The researchers used the notion of the quantum Cramér-Rao lower bound, which places limits on the variance of the estimators of certain parameters. The team set up and tested a measurement scheme that attains this kind of lower bound for Gaussian and sinc point spread functions.

Inspired research

Luis L. Sanchez-Soto, a quantum optics professor at Universidad Complutense de Madrid, Spain, got the original idea of examining the resolution limit from the standpoint of information theory when he attended a presentation by Mankei Tsang and his colleagues at the National University of Singapore. The Tsang group presented its new method (doi:10.1103/PhysRevX.6.031033) for using linear optics and photon counting to estimate the separation of two incoherent point sources from the far field. “I immediately reformulated his notion into a quantum language and asked my colleagues in Olomouc, Czech Republic, (the location of Palacký University) to perform the experiment, since they have a long tradition in the kind of optics needed for the implementation I devised.”
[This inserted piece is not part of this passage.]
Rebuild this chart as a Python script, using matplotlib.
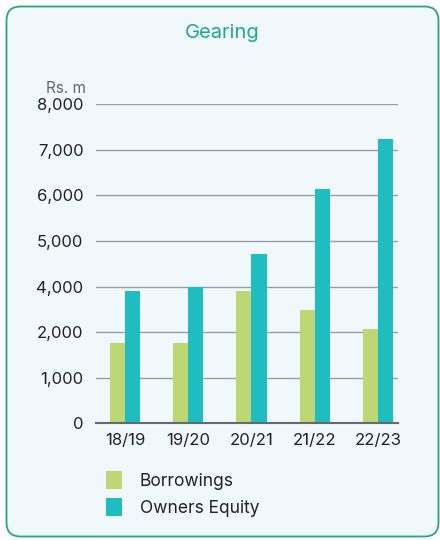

The team’s experiment consisted of two incoherent point sources of light imaged by a low-aperture lens and detected by an electron-multiplying CCD. Each experimental measurement, the authors wrote, “consists of two-photon counts detected from the Fourier spectrum points representing spatial frequencies connected with the reference waves.”

Counterintuitive results

“At the beginning, the experimentalists doubted the conclusions from my calculations,” says Sanchez-Soto. “The idea that, when using a complete set of measurements, the separation between two points can be resolved with arbitrary precision was very counterintuitive.” The idea of the Rayleigh criterion is correct hold only for “intensity” detection—which discards much of the information from the wave. “All the phase information is killed,” he adds.

Three other research collaborations—two in Canada and one in Singapore—have been pursuing the same line of research. A.I. Lvovsky’s group at the University of Calgary, Canada, just published its work on sub-Rayleigh precision via heterodyne detection in a higher-order local oscillation mode (doi:10.1364/OPTICA.3.001148).

Sanchez-Soto says he and his collaborators are now trying to generalize their theory to point sources with some arbitrary degree of coherence since Rayleigh’s criterion applies strictly to incoherent sources. The researchers are also working on practical ways to implement the technique.